Being a lawyer requires effort and commitment. Most of the time, you will work until late in the evening. Of course, after a hard day at work, you will want to play hard by unwinding with colleagues and friends in the evening. The problem is that you are likely to overdo it, and the impact on your finances will be undesirable. The best way to unwind after a hard day’s work is to go home and relax. You can limit entertainment and alcohol to weekends.

3.   Bad debt management

It is known that most lawyers graduate with significant debts. Being in debt can act like a financial downward spiral. To prevent such a situation from happening, ensure you set aside a percentage of your income for investments every month. Some excellent investment options for lawyers include bonds, mutual funds, stocks, and whole life insurance policies.

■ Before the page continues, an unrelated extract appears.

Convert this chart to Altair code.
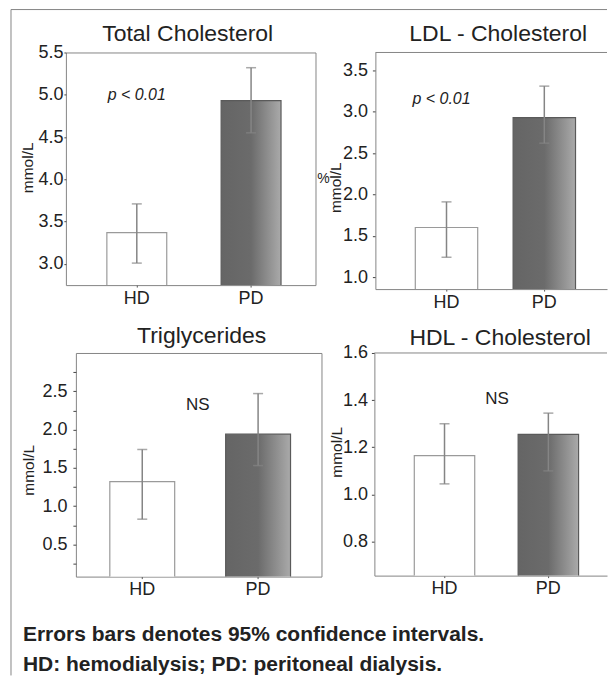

4.   Not realizing that money spent is money

You just graduated from law school and within no time you got a well-paying job with a  big law firm. Most recent graduate lawyers equate the good paycheck with a new found freedom and independence.  Your parents are no longer doling money out to you and you are no longer in the limited shape of financial aid, scholarship or allowances – it’s your own money. That sense of autonomy can result in reckless spending behaviors.

Paychecks create an illusion of financial security but it is how well you spend your money that will determine your financial wellbeing.

5.   Lack of a financial plan

What are your investment goals and objectives? What strategies will you use to reach your goals? You see, in order to succeed, you will need to have a clear financial plan. Such a plan will act as a guidepost for all your investment goals and a foundation for investment decisions.


Lawyers like to prepare and plan. But the question is, are you planning and managing your finances as well as you are for your next client meeting? Hopefully, these tips will help you take good care of your money and avoid the common financial mistakes that lawyers make.